(Records from a dataset)
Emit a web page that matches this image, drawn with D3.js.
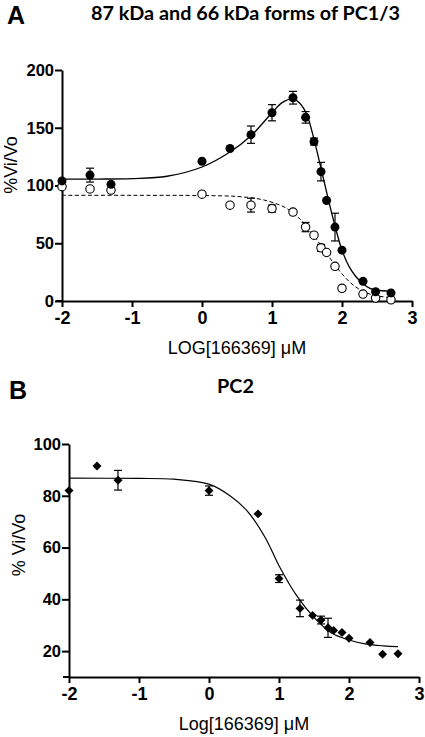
<!DOCTYPE html>
<html><head><meta charset="utf-8">
<script src="https://cdn.jsdelivr.net/npm/d3@7"></script>
<style>body{margin:0;background:#fff}svg{display:block}
.ar{font-family:"Liberation Sans","Arimo",Arial,Helvetica,sans-serif !important;}
.ti{font-family:Lato,"Open Sans",sans-serif !important;}
</style>
</head><body>
<script>
// ---------- Panel A data ----------
const aFilledX   = [-2, -1.6, -1.3, 0, 0.4, 0.7, 1.0, 1.3, 1.48, 1.6, 1.7, 1.78, 1.9, 2.0, 2.3, 2.48, 2.7];
const aFilledY   = [104, 109, 101, 121, 132, 144, 163, 176, 159, 138, 112, 87, 64, 44, 17, 8, 7];
const aFilledErr = [0, 6, 0, 0, 0, 7.5, 7, 5.5, 5, 3, 8, 0, 12, 0, 0, 0, 0];
const aOpenX     = [-2, -1.6, -1.3, 0, 0.4, 0.7, 1.0, 1.3, 1.48, 1.6, 1.7, 1.78, 1.9, 2.0, 2.3, 2.48, 2.7];
const aOpenY     = [99, 97, 96, 92.5, 83, 83, 80, 77, 64, 57, 46, 42, 30, 11, 6, 2.5, 1];
const aOpenErr   = [0, 0, 0, 0, 0, 6, 3, 0, 4, 0, 3, 0, 0, 0, 0, 0, 0];
// fitted curves
const aFitSolidX = [-2, -1.5, -1, -0.5, 0, 0.4, 0.7, 1.0, 1.15, 1.3, 1.4, 1.5, 1.6, 1.7, 1.8, 1.9, 2.0, 2.1, 2.2, 2.3, 2.4, 2.5, 2.7];
const aFitSolidY = [105.5, 105.6, 106, 108, 116, 129, 143, 163, 172, 175, 171, 161, 140, 115, 89, 65, 44, 30, 21, 15, 11, 9.3, 8.5];
const aFitDashX  = [-2, -1, 0, 0.5, 0.8, 1.0, 1.2, 1.4, 1.5, 1.6, 1.7, 1.8, 1.9, 2.0, 2.1, 2.2, 2.3, 2.45, 2.7];
const aFitDashY  = [91.5, 91.5, 91.3, 90.5, 88.5, 85.5, 80.5, 71, 64.5, 56.5, 48, 39.5, 31, 23.5, 17, 12, 8.5, 5, 3];
const aXTicks = [-2, -1, 0, 1, 2, 3];
const aYTicks = [0, 50, 100, 150, 200];

// ---------- Panel B data ----------
const bX   = [-2, -1.6, -1.3, 0, 0.7, 1.0, 1.3, 1.48, 1.6, 1.7, 1.78, 1.9, 2.0, 2.3, 2.48, 2.7];
const bY   = [82, 91.5, 86, 82, 73, 48, 36.5, 33.8, 32, 29, 28, 27.2, 25, 23.3, 18.8, 19];
const bErr = [0, 0, 3.8, 1.8, 0, 1.5, 3.2, 0, 1.5, 3.7, 0, 0, 0, 0, 0, 0];
const bFitX = [-2, -1, -0.5, 0, 0.3, 0.55, 0.8, 1.0, 1.25, 1.5, 1.75, 2.0, 2.25, 2.5, 2.7];
const bFitY = [86.8, 86.7, 86.4, 84.5, 80, 74, 64, 53, 41.5, 33, 27, 24.3, 22.7, 22, 21.7];
const bXTicks = [-2, -1, 0, 1, 2, 3];
const bYTicks = [20, 40, 60, 80, 100];

const W = 425, H = 737;
const svg = d3.select("body").append("svg").attr("width", W).attr("height", H);

function fitText(sel, targetW) {
  const node = sel.node();
  const fs = parseFloat(sel.style("font-size"));
  const w = node.getComputedTextLength();
  sel.style("font-size", (fs * targetW / w).toFixed(2) + "px");
}

function drawAxes(g, x, y, xTicks, yTicks) {
  const ax = g.append("g").attr("transform", `translate(0,${y.range()[0]})`)
    .call(d3.axisBottom(x).tickValues(xTicks).tickSize(6).tickPadding(4).tickSizeOuter(0).tickFormat(d3.format("d")));
  const ay = g.append("g").attr("transform", `translate(${x.range()[0]},0)`)
    .call(d3.axisLeft(y).tickValues(yTicks).tickSize(7).tickPadding(1).tickSizeOuter(0));
  [ax, ay].forEach(a => {
    a.attr("font-family", null);
    a.select(".domain").attr("stroke", "#000").attr("stroke-width", 2);
    a.selectAll(".tick line").attr("stroke", "#000").attr("stroke-width", 2);
    a.selectAll("text").attr("class", "ar").attr("fill", "#000").style("font-weight", "bold");
  });
  ax.selectAll("text").style("font-size", "18px").text(d => d < 0 ? "-" + Math.abs(d) : d);
  ay.selectAll("text").style("font-size", "16.5px");
  g.append("line").attr("x1", x.range()[0] - 6).attr("x2", x.range()[0])
    .attr("y1", y.range()[0]).attr("y2", y.range()[0]).attr("stroke", "#000").attr("stroke-width", 2);
}

function errorBars(g, xs, ys, es, x, y) {
  const idx = d3.range(xs.length).filter(i => es[i] > 0);
  const eb = g.append("g").attr("stroke", "#000").attr("stroke-width", 1.2);
  idx.forEach(i => {
    const cx = x(xs[i]);
    eb.append("line").attr("x1", cx).attr("x2", cx).attr("y1", y(ys[i] - es[i])).attr("y2", y(ys[i] + es[i]));
    [ys[i] - es[i], ys[i] + es[i]].forEach(v =>
      eb.append("line").attr("x1", cx - 4).attr("x2", cx + 4).attr("y1", y(v)).attr("y2", y(v)));
  });
}

// ================= Panel A =================
const xA = d3.scaleLinear().domain([-2, 3]).range([62, 412]);
const yA = d3.scaleLinear().domain([0, 200]).range([301, 70]);
const gA = svg.append("g");

svg.append("text").attr("class", "ar").attr("x", 7).attr("y", 24).style("font-weight", "bold")
  .style("font-size", "25px").text("A");
const tA = svg.append("text").attr("class", "ti").attr("x", 91).attr("y", 20).style("font-weight", "bold")
  .style("font-size", "19px").attr("fill", "#000").text("87 kDa and 66 kDa forms of PC1/3");
fitText(tA, 309);
const titleSize = tA.style("font-size");

drawAxes(gA, xA, yA, aXTicks, aYTicks);

const lineA = d3.line().x(d => xA(d[0])).y(d => yA(d[1])).curve(d3.curveCatmullRom.alpha(0.5));
gA.append("path").datum(d3.zip(aFitSolidX, aFitSolidY)).attr("d", lineA)
  .attr("fill", "none").attr("stroke", "#000").attr("stroke-width", 1.3);
gA.append("path").datum(d3.zip(aFitDashX, aFitDashY)).attr("d", lineA)
  .attr("fill", "none").attr("stroke", "#000").attr("stroke-width", 1).attr("stroke-dasharray", "4,2.5");

errorBars(gA, aFilledX, aFilledY, aFilledErr, xA, yA);
errorBars(gA, aOpenX, aOpenY, aOpenErr, xA, yA);

gA.append("g").selectAll("circle").data(d3.zip(aOpenX, aOpenY)).join("circle")
  .attr("cx", d => xA(d[0])).attr("cy", d => yA(d[1])).attr("r", 4.2)
  .attr("fill", "#fff").attr("stroke", "#000").attr("stroke-width", 1.1);
gA.append("g").selectAll("circle").data(d3.zip(aFilledX, aFilledY)).join("circle")
  .attr("cx", d => xA(d[0])).attr("cy", d => yA(d[1])).attr("r", 4.5).attr("fill", "#000");

svg.append("text").attr("class", "ar").attr("x", xA(0.5)).attr("y", 354).attr("text-anchor", "middle")
  .style("font-size", "18px").text("LOG[166369] \u03bcM");
svg.append("text").attr("class", "ar").attr("transform", "translate(17,165) rotate(-90)").attr("text-anchor", "middle")
  .style("font-size", "18px").text("%Vi/Vo");

// ================= Panel B =================
const xB = d3.scaleLinear().domain([-2, 3]).range([69, 419]);
const yB = d3.scaleLinear().domain([10, 100]).range([677, 444]);
const gB = svg.append("g");

svg.append("text").attr("class", "ar").attr("x", 9).attr("y", 399).style("font-weight", "bold")
  .style("font-size", "25px").text("B");
svg.append("text").attr("class", "ti").attr("x", 235.5).attr("y", 393).attr("text-anchor", "middle")
  .style("font-weight", "bold").style("font-size", titleSize).attr("fill", "#000").text("PC2");

drawAxes(gB, xB, yB, bXTicks, bYTicks);

const lineB = d3.line().x(d => xB(d[0])).y(d => yB(d[1])).curve(d3.curveCatmullRom.alpha(0.5));
gB.append("path").datum(d3.zip(bFitX, bFitY)).attr("d", lineB)
  .attr("fill", "none").attr("stroke", "#000").attr("stroke-width", 1.2);

errorBars(gB, bX, bY, bErr, xB, yB);

const diamond = d3.symbol().type(d3.symbolSquare).size(40);
gB.append("g").selectAll("path").data(d3.zip(bX, bY)).join("path")
  .attr("d", diamond)
  .attr("transform", d => `translate(${xB(d[0])},${yB(d[1])}) rotate(45)`)
  .attr("fill", "#000");

svg.append("text").attr("class", "ar").attr("x", xB(0.5)).attr("y", 730).attr("text-anchor", "middle")
  .style("font-size", "18px").text("Log[166369] \u03bcM");
svg.append("text").attr("class", "ar").attr("transform", "translate(25,545) rotate(-90)").attr("text-anchor", "middle")
  .style("font-size", "18px").text("% Vi/Vo");
</script>
</body></html>
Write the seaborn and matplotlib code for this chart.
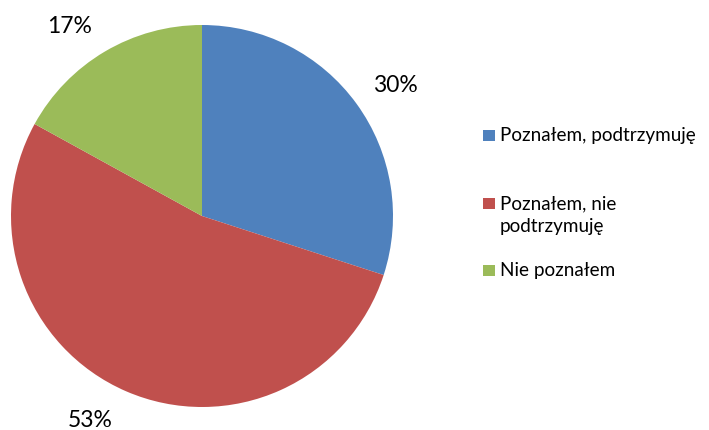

Problem requirements:
State the count of lines in the data holding the word "this", adding nothing to it.

The output:
2